Sadly that's a bait price. Hammer will be 700 or more. Condo town with 360/mo maintenance. That equivalent to about another 80k mortgage.


The other day, I saw a house listed for 900 with only an aerial image. Sold in hours for asking. People are desperate for a stable place to live.
 
Sadly that's a bait price. Hammer will be 700 or more. Condo town and listing doesnt include condo fee. That's suspicious (and terrible behaviour by RE agent, they should get sanctioned imo).

The other day, I saw a house listed for 900 with only an aerial image. Sold in hours for asking. People are desperate for a stable place to live.
Or to invest….let’s not forget actual home buyers are not the only ones bidding up the prices.
 
Not worth my time. Those end up selling for 150 to 200k over
IIRC your budget was 750k or so that the broker said is ok right?

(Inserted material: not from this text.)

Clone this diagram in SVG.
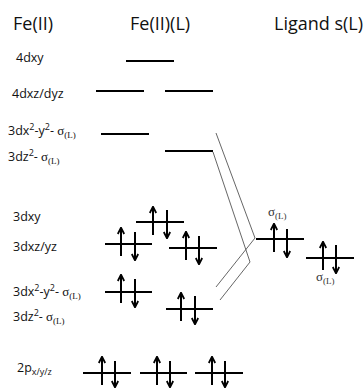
<svg xmlns="http://www.w3.org/2000/svg" width="364" height="388" viewBox="0 0 364 388">
<defs>
<style>
.ttl{font-family:"Open Sans","Liberation Sans",sans-serif;font-size:18px;fill:#111}
.lbl{font-family:"Open Sans","Liberation Sans",sans-serif;font-size:12.5px;fill:#111}
.sup{font-size:9px}
.sig{font-family:"Liberation Serif",serif;font-size:13px}
.sub{font-family:"Liberation Serif",serif;font-size:9px}
.sigl{font-family:"Liberation Serif",serif;font-size:13px;fill:#333}
.subl{font-family:"Liberation Serif",serif;font-size:9px;fill:#333}
.lvl{stroke:#000;stroke-width:2;fill:none}
.arr{stroke:#000;stroke-width:2;fill:none;marker-end:url(#ah)}
.con{stroke:#555;stroke-width:0.9;fill:none}
</style>
<marker id="ah" viewBox="0 0 10 10" refX="8.5" refY="5" markerWidth="8" markerHeight="8" markerUnits="userSpaceOnUse" orient="auto">
<path d="M1,1 L9,5 L1,9" fill="none" stroke="#000" stroke-width="2.2"/>
</marker>
</defs>

<g id="titles">
<text class="ttl" x="13" y="30">Fe(II)</text>
<text class="ttl" x="130" y="30">Fe(II)(L)</text>
<text class="ttl" x="274" y="30">Ligand s(L)</text>
</g>

<g id="labels">
<text class="lbl" x="16" y="62">4dxy</text>
<text class="lbl" x="12" y="98">4dxz/dyz</text>
<text class="lbl" x="8" y="135">3dx<tspan class="sup" dy="-5">2</tspan><tspan dy="5">-y</tspan><tspan class="sup" dy="-5">2</tspan><tspan dy="5">- </tspan><tspan class="sig">σ</tspan><tspan class="sub" dy="3">(L)</tspan></text>
<text class="lbl" x="8" y="161">3dz<tspan class="sup" dy="-5">2</tspan><tspan dy="5">- </tspan><tspan class="sig">σ</tspan><tspan class="sub" dy="3">(L)</tspan></text>
<text class="lbl" x="13" y="221">3dxy</text>
<text class="lbl" x="13" y="251">3dxz/yz</text>
<text class="lbl" x="13" y="296">3dx<tspan class="sup" dy="-5">2</tspan><tspan dy="5">-y</tspan><tspan class="sup" dy="-5">2</tspan><tspan dy="5">- </tspan><tspan class="sig">σ</tspan><tspan class="sub" dy="3">(L)</tspan></text>
<text class="lbl" x="13" y="321">3dz<tspan class="sup" dy="-5">2</tspan><tspan dy="5">- </tspan><tspan class="sig">σ</tspan><tspan class="sub" dy="3">(L)</tspan></text>
<text class="lbl" x="17" y="372">2p<tspan class="sup" dy="3">x/y/z</tspan></text>
</g>

<g id="connectors">
<polyline class="con" points="216,133 255,238 216,287"/>
<polyline class="con" points="213,152 250,262 220,300"/>
</g>

<g id="lvl-4dxy"><line class="lvl" x1="126" y1="61" x2="174" y2="61"/></g>
<g id="lvl-4dxz"><line class="lvl" x1="96" y1="91" x2="144" y2="91"/></g>
<g id="lvl-4dyz"><line class="lvl" x1="165" y1="91" x2="213" y2="91"/></g>
<g id="lvl-3dx2y2-up"><line class="lvl" x1="101" y1="134" x2="149" y2="134"/></g>
<g id="lvl-3dz2-up"><line class="lvl" x1="165" y1="151" x2="213" y2="151"/></g>

<g id="lvl-3dxy">
<line class="lvl" x1="136" y1="222" x2="184" y2="222"/>
<line class="arr" x1="153" y1="235" x2="153" y2="207"/>
<line class="arr" x1="167" y1="210" x2="167" y2="238"/>
</g>
<g id="lvl-3dxz">
<line class="lvl" x1="105" y1="244" x2="152" y2="244"/>
<line class="arr" x1="121" y1="256" x2="121" y2="228"/>
<line class="arr" x1="135" y1="232" x2="135" y2="260"/>
</g>
<g id="lvl-3dyz">
<line class="lvl" x1="169" y1="248" x2="217" y2="248"/>
<line class="arr" x1="186" y1="260" x2="186" y2="232"/>
<line class="arr" x1="199" y1="236" x2="199" y2="264"/>
</g>
<g id="lvl-3dx2y2-low">
<line class="lvl" x1="105" y1="292" x2="152" y2="292"/>
<line class="arr" x1="121" y1="303" x2="121" y2="275"/>
<line class="arr" x1="135" y1="279" x2="135" y2="307"/>
</g>
<g id="lvl-3dz2-low">
<line class="lvl" x1="166" y1="309" x2="213" y2="309"/>
<line class="arr" x1="181" y1="321" x2="181" y2="293"/>
<line class="arr" x1="195" y1="296" x2="195" y2="324"/>
</g>

<g id="lvl-sigma1">
<line class="lvl" x1="256" y1="239" x2="304" y2="239"/>
<line class="arr" x1="274" y1="252" x2="274" y2="224"/>
<line class="arr" x1="287" y1="229" x2="287" y2="257"/>
<text x="268" y="216"><tspan class="sigl">σ</tspan><tspan class="subl" dy="3">(L)</tspan></text>
</g>
<g id="lvl-sigma2">
<line class="lvl" x1="306" y1="258" x2="354" y2="258"/>
<line class="arr" x1="323" y1="270" x2="323" y2="242"/>
<line class="arr" x1="336" y1="245" x2="336" y2="273"/>
<text x="316" y="281"><tspan class="sigl">σ</tspan><tspan class="subl" dy="3">(L)</tspan></text>
</g>

<g id="lvl-2px">
<line class="lvl" x1="83" y1="373" x2="131" y2="373"/>
<line class="arr" x1="102" y1="385" x2="102" y2="357"/>
<line class="arr" x1="115" y1="361" x2="115" y2="387"/>
</g>
<g id="lvl-2py">
<line class="lvl" x1="140" y1="373" x2="187" y2="373"/>
<line class="arr" x1="157" y1="385" x2="157" y2="357"/>
<line class="arr" x1="170" y1="361" x2="170" y2="387"/>
</g>
<g id="lvl-2pz">
<line class="lvl" x1="195" y1="373" x2="243" y2="373"/>
<line class="arr" x1="212" y1="385" x2="212" y2="357"/>
<line class="arr" x1="225" y1="361" x2="225" y2="387"/>
</g>
</svg>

Offer 600k and you never know what could happen. My buddy got a condo in downtown Oakville late last year for under asking because the owner was greedy and no other offers came their way.
 
Anyone know how assignment sales work on prebuilds? Are they always allowed or there has to be a specific clause in the contract to allow it prior to project completion?

IIRC someone around here was doing it but it’s been a while since that discussion happened.
 
Anyone know how assignment sales work on prebuilds? Are they always allowed or there has to be a specific clause in the contract to allow it prior to project completion?

IIRC someone around here was doing it but it’s been a while since that discussion happened.
@LiNK666 did at least one before. Definitely investigate as much as possible. Like lease reassignments that used to be possible, builders will try hard to keep the money for themselves and make it difficult/expensive for you to profit.